---------- Provided information
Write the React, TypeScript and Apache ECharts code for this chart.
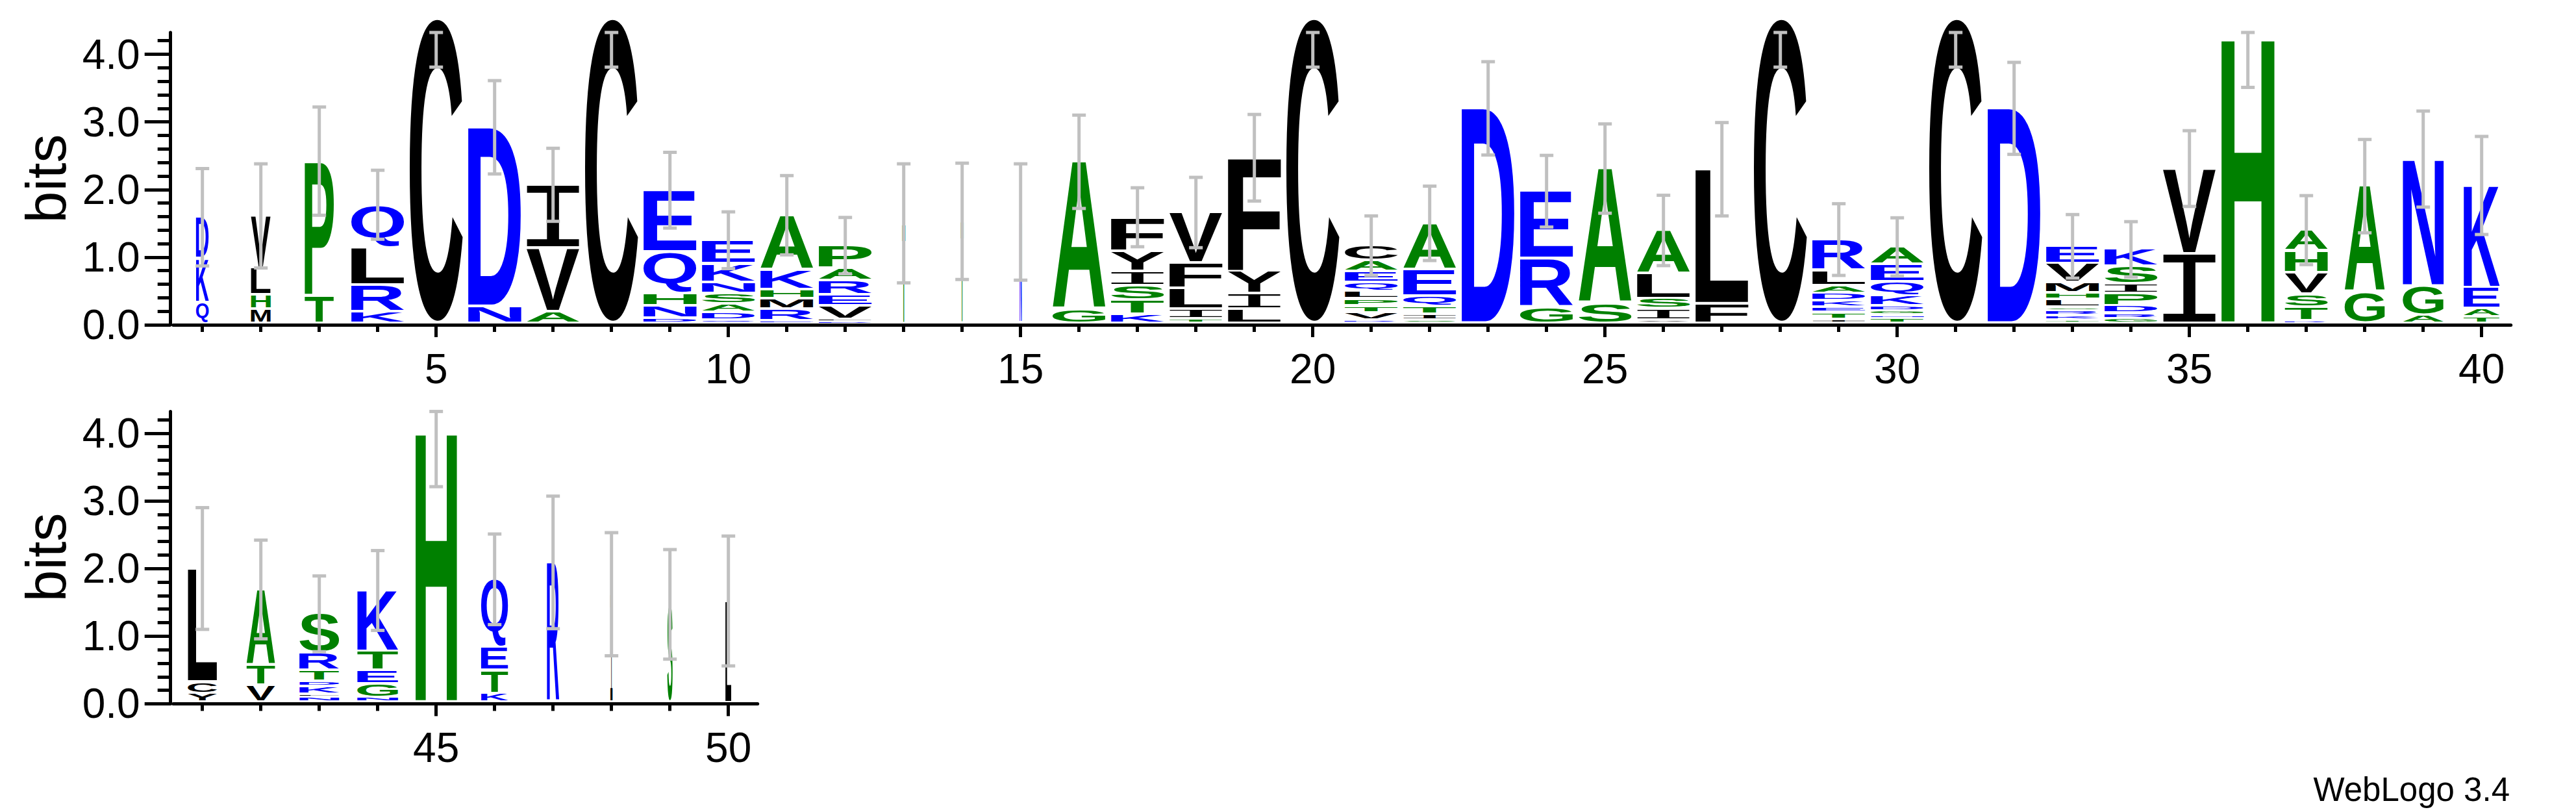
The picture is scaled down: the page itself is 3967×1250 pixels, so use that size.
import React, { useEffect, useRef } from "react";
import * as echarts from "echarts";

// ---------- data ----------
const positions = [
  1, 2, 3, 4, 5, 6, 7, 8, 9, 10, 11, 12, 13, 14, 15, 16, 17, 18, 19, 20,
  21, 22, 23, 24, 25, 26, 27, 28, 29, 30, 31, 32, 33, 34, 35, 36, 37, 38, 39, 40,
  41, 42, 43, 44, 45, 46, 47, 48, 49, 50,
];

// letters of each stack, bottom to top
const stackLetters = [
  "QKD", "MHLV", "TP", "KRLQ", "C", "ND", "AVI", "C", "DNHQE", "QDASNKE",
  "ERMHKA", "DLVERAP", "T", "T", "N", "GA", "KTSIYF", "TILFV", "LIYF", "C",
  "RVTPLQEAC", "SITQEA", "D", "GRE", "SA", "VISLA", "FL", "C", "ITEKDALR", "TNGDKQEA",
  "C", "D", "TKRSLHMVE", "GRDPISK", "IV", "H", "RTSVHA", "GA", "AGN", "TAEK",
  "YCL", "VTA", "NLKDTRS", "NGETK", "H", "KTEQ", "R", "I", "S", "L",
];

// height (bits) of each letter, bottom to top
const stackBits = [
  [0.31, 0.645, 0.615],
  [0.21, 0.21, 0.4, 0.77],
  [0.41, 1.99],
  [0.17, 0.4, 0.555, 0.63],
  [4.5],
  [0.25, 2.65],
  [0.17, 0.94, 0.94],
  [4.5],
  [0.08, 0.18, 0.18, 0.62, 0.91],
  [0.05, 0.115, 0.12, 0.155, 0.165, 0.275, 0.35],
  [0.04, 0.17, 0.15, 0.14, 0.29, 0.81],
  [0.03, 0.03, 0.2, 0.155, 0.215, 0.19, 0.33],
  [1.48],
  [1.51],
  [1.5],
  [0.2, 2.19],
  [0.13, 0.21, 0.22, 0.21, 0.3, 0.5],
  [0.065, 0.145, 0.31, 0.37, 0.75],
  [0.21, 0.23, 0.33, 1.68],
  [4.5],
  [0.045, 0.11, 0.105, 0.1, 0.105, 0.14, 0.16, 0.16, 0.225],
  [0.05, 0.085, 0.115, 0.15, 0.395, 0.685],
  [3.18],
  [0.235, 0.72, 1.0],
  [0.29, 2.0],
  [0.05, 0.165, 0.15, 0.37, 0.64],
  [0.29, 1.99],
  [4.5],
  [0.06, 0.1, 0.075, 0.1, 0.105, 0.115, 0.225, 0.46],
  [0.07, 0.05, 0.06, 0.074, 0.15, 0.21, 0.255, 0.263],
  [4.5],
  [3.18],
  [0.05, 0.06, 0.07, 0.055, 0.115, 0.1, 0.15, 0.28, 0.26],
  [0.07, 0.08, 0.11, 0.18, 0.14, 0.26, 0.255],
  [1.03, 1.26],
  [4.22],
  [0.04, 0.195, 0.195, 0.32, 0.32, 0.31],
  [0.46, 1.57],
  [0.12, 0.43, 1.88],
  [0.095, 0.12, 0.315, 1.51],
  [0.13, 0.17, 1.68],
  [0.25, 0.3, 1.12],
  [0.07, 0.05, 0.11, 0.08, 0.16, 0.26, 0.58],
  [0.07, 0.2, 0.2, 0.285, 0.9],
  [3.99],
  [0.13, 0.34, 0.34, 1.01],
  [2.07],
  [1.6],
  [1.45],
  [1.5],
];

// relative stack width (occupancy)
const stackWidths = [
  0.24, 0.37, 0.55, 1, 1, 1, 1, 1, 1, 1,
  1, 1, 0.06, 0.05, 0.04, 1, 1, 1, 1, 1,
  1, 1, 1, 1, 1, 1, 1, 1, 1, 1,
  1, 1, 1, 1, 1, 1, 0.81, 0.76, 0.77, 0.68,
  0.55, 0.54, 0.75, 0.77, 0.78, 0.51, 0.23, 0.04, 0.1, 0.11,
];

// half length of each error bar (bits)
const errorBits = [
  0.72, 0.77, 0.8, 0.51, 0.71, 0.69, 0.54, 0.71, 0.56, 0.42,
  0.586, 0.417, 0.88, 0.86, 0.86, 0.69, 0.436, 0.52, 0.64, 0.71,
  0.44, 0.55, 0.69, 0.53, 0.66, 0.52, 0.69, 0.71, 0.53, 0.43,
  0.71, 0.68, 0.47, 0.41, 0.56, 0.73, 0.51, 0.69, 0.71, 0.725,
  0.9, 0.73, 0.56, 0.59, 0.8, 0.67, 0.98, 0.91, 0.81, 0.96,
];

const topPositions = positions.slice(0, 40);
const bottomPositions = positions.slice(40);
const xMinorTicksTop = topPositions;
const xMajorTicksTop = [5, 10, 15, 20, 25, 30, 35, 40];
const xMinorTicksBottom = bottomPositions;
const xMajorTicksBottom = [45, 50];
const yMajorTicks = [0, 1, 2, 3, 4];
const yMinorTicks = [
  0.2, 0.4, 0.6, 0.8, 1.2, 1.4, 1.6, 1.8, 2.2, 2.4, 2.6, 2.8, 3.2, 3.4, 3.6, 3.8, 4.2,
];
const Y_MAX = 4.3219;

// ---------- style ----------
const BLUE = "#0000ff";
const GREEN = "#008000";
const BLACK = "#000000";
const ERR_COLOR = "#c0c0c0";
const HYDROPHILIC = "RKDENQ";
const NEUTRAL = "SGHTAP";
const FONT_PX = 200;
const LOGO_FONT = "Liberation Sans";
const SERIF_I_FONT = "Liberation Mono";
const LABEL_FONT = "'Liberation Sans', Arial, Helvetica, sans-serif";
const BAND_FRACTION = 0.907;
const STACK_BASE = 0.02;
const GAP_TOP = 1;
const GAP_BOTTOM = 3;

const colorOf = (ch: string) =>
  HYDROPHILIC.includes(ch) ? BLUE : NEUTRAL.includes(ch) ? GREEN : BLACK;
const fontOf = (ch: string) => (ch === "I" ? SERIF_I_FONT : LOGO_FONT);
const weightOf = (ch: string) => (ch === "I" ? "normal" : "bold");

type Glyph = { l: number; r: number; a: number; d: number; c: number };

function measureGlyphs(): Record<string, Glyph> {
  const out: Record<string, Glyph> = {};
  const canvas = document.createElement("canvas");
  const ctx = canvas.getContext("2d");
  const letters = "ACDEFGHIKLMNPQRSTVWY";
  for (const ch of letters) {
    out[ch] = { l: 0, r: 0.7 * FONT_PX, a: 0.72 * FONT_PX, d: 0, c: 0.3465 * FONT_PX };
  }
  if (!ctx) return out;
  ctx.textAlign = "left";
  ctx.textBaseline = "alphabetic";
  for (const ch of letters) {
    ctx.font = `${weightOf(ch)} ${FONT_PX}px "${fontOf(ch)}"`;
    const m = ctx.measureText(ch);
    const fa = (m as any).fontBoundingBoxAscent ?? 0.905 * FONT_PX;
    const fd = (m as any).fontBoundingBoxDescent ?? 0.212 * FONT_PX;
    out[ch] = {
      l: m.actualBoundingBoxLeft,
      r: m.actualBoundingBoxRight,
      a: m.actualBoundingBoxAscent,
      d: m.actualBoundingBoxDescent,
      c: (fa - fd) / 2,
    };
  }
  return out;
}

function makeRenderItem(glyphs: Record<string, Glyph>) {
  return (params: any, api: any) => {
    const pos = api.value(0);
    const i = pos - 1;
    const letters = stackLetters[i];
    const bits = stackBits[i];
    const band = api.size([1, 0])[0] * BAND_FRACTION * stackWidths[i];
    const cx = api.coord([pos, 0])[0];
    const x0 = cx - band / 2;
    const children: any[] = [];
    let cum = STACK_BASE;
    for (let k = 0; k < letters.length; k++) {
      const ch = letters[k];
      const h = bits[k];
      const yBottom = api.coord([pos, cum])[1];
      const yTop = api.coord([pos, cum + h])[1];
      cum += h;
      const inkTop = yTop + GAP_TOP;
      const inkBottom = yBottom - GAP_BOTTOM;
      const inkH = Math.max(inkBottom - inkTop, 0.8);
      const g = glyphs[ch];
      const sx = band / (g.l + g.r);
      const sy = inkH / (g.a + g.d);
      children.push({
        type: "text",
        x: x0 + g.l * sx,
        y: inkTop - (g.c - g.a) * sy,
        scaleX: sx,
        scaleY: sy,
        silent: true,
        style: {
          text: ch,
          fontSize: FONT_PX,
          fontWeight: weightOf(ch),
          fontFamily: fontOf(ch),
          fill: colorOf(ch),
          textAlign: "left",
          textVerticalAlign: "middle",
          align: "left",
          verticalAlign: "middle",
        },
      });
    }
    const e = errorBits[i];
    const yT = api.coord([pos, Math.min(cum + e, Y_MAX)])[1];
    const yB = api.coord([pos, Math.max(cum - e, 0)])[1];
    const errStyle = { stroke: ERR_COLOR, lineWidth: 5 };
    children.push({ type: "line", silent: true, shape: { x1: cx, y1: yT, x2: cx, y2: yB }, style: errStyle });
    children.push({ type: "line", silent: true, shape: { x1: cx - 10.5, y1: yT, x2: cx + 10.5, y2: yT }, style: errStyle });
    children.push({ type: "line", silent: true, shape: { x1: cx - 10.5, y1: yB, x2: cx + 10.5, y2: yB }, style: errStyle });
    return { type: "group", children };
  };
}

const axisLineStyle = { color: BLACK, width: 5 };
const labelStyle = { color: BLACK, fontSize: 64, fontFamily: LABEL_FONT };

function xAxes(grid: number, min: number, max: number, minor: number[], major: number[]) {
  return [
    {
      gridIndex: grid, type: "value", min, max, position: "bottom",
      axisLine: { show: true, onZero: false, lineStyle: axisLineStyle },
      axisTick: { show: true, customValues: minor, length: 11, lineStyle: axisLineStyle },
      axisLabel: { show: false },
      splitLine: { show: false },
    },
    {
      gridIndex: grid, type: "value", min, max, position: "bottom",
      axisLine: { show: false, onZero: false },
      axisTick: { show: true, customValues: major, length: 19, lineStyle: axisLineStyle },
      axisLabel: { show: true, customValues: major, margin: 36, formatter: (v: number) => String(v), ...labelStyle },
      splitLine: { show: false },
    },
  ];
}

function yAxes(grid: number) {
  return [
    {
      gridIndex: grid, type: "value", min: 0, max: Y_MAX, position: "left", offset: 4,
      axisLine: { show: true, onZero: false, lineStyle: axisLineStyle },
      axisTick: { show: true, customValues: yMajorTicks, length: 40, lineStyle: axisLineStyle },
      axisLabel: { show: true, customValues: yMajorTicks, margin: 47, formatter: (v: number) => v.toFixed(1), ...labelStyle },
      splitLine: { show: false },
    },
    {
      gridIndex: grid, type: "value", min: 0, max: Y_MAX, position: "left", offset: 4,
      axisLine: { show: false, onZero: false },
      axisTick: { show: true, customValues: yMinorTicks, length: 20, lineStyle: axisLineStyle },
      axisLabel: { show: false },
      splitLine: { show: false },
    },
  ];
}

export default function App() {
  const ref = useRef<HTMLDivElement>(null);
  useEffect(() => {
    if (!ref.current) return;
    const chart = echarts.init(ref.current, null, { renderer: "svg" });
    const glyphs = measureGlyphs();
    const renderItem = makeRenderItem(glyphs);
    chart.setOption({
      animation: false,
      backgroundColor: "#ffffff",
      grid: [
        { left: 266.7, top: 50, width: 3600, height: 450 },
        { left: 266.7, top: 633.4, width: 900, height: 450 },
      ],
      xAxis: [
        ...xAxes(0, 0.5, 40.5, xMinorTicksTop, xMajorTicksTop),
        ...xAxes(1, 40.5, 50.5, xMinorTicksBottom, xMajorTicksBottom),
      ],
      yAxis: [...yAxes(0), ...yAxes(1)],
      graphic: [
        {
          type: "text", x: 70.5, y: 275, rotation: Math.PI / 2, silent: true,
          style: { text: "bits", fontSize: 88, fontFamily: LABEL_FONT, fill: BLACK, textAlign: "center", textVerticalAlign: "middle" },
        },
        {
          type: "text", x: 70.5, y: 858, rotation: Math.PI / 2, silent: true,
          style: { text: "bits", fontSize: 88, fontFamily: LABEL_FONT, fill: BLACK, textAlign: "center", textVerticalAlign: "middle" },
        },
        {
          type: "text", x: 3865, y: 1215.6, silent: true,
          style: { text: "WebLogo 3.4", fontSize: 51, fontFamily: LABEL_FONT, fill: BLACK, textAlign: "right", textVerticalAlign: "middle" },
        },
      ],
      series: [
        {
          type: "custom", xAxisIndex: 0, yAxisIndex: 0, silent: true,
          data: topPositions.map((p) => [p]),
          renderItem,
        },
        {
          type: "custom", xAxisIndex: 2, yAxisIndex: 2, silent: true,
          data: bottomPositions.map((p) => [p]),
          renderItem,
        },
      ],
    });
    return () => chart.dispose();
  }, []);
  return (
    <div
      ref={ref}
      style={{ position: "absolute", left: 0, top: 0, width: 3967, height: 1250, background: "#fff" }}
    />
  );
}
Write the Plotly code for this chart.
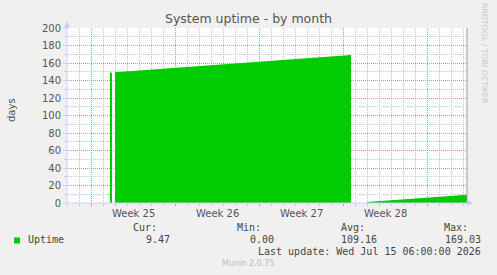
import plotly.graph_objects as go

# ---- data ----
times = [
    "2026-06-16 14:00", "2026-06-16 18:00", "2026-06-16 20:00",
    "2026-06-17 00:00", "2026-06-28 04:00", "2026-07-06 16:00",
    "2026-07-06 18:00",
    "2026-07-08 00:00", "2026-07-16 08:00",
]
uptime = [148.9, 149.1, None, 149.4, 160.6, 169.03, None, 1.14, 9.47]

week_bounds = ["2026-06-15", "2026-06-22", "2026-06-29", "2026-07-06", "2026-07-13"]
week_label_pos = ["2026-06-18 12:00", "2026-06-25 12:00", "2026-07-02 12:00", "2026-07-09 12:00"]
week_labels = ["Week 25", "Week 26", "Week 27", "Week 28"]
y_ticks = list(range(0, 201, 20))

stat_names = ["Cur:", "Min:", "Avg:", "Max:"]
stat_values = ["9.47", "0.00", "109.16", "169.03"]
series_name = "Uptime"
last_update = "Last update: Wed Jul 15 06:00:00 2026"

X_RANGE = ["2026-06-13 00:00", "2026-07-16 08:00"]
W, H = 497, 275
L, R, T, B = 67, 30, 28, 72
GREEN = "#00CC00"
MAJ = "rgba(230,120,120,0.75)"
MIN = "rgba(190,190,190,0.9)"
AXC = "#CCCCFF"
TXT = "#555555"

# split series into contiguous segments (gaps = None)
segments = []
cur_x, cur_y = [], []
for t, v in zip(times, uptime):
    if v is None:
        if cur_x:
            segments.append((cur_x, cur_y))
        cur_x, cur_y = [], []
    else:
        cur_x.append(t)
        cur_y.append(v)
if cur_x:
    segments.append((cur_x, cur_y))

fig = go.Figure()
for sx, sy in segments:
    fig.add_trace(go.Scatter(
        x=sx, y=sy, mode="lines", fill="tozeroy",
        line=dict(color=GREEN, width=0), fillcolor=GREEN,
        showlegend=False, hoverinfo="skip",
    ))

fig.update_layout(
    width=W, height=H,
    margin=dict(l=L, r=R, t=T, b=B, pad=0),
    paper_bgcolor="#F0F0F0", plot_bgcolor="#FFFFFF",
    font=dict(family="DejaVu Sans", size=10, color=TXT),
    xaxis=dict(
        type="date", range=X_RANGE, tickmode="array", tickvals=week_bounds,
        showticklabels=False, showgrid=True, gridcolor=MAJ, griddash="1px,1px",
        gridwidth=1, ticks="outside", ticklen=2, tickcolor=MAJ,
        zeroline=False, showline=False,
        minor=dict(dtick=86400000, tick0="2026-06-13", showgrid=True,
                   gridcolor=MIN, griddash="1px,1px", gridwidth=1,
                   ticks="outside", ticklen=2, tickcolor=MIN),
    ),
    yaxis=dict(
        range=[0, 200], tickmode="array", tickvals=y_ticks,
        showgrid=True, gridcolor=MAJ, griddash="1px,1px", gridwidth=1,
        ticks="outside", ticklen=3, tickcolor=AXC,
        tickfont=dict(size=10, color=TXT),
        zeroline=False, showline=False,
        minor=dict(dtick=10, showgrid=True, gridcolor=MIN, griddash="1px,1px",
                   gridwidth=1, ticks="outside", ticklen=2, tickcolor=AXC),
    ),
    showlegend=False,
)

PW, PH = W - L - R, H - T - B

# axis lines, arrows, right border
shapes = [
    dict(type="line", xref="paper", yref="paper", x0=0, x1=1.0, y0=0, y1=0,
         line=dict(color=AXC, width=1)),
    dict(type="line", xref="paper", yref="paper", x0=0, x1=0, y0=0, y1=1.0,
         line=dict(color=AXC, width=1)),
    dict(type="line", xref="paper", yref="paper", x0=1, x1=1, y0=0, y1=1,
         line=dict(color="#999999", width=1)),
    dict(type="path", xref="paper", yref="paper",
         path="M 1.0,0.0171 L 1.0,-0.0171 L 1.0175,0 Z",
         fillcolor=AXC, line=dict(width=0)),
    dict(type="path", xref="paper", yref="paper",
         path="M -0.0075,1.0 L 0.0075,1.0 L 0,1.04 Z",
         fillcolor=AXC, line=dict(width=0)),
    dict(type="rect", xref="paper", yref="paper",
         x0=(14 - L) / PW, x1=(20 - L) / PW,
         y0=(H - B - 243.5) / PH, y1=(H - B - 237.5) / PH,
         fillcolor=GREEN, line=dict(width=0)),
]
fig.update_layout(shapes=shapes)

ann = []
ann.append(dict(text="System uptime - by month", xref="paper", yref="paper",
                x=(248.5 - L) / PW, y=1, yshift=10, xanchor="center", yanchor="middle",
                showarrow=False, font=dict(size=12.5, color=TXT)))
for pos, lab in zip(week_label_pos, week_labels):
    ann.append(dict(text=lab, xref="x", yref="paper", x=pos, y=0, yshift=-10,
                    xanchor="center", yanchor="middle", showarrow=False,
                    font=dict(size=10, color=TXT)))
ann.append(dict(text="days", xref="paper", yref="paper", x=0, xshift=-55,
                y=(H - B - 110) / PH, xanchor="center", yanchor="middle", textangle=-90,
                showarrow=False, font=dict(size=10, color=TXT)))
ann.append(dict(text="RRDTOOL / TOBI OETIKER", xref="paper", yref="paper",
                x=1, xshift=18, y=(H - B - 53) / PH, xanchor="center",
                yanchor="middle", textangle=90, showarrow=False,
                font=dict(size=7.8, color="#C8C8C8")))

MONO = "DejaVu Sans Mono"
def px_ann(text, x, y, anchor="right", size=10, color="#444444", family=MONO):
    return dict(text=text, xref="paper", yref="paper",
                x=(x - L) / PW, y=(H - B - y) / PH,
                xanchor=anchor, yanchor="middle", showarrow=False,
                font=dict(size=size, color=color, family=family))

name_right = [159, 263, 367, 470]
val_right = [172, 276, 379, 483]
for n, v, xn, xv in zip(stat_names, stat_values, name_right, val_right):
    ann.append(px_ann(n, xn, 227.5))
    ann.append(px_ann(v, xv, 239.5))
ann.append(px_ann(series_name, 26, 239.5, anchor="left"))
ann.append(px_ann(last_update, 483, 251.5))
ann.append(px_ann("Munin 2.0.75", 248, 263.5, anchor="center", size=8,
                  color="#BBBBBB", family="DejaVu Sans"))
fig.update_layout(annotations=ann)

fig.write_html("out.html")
--------------------
Request
Extract only the lines from the line with "The picture is" through the line with "import * as", keeping both end lines exactly as they are.

Solved problem
The picture is scaled down: the page itself is 3967×1250 pixels, so use that size.
import React, { useEffect, useRef } from "react";
import * as echarts from "echarts";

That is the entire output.